Information shown:

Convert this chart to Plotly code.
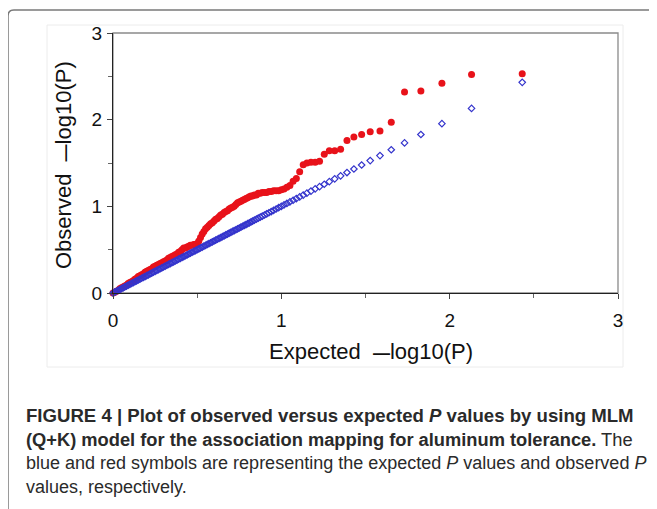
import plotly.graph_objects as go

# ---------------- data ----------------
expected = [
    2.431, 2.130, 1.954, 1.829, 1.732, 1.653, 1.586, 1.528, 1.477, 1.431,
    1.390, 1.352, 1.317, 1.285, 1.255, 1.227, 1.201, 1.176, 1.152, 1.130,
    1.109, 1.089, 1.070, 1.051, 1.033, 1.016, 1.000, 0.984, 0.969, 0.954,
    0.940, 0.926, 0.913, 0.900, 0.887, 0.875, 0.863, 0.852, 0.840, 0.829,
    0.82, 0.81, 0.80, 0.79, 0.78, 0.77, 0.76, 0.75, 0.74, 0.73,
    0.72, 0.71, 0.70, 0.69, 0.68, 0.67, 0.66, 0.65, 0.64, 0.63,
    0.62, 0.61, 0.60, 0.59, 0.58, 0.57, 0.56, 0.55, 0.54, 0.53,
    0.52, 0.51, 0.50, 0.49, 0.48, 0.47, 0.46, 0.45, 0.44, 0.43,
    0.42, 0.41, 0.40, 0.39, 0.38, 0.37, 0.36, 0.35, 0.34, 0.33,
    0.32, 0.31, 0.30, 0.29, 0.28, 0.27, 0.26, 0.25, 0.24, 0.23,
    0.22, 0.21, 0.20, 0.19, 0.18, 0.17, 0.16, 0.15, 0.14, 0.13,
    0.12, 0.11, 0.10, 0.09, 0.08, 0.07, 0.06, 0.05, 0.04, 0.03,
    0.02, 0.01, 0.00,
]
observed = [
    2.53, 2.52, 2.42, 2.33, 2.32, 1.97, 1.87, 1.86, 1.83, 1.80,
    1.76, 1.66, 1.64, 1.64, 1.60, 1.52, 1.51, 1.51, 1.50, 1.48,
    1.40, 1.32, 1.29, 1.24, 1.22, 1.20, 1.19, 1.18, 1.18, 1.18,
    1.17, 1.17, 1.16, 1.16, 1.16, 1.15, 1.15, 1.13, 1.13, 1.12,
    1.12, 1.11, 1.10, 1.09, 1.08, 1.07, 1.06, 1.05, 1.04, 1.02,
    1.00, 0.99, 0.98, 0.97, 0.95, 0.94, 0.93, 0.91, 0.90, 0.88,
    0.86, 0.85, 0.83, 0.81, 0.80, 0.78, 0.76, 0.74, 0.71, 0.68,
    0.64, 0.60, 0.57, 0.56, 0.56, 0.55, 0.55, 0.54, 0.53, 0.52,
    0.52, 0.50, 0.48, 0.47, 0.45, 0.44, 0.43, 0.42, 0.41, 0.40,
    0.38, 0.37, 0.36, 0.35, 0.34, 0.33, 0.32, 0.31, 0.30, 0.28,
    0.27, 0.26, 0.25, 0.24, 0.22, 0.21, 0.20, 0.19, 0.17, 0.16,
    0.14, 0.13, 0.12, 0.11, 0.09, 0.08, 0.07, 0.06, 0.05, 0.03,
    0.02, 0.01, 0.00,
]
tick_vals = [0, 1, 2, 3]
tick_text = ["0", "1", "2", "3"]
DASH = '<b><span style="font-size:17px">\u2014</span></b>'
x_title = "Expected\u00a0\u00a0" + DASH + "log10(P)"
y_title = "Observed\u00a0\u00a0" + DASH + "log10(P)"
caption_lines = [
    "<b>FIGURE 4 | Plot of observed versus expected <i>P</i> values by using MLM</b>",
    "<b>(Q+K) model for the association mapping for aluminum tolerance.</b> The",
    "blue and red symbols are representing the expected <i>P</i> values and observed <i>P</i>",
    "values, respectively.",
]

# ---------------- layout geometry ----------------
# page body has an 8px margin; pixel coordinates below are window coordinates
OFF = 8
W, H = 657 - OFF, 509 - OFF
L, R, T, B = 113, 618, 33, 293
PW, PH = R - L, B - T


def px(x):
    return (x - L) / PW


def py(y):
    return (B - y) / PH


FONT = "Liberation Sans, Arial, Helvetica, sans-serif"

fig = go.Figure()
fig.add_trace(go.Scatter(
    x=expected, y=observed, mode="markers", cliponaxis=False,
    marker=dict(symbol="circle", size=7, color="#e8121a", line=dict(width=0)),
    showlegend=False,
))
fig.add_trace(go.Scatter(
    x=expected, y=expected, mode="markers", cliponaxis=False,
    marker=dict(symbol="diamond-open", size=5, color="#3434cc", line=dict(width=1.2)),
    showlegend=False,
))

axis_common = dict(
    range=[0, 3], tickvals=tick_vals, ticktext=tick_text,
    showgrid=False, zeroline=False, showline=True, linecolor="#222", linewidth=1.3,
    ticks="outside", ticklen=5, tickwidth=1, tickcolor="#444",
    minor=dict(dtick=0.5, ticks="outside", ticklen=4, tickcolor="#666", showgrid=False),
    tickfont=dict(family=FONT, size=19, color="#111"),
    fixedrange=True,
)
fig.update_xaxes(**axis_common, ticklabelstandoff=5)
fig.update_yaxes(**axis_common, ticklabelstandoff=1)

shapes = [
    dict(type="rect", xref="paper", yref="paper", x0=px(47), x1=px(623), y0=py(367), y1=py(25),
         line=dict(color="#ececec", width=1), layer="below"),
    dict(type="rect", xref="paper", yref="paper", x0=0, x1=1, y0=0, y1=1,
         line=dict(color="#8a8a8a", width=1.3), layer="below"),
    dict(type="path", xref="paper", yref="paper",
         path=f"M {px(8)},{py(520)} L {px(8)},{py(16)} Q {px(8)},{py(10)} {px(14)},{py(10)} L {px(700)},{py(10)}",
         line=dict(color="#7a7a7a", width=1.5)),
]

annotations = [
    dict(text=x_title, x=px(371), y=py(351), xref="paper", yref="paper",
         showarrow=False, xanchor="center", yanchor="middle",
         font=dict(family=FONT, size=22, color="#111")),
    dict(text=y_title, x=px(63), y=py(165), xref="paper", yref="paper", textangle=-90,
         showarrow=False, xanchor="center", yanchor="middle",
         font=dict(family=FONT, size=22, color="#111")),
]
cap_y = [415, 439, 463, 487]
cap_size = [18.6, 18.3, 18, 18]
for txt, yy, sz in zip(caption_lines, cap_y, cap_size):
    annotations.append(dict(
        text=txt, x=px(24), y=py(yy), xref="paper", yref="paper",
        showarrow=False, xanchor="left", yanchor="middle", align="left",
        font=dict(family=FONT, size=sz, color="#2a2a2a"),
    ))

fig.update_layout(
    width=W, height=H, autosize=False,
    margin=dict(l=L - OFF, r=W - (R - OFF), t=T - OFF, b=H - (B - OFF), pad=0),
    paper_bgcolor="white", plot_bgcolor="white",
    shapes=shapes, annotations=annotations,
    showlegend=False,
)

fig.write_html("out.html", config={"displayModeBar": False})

Requirement: From the first line of the listing above, repeat every line through the one holding "import plotly.graph_objects as go". Both ends count, and pictures stay out.

Output:
Convert this chart to Plotly code.
import plotly.graph_objects as go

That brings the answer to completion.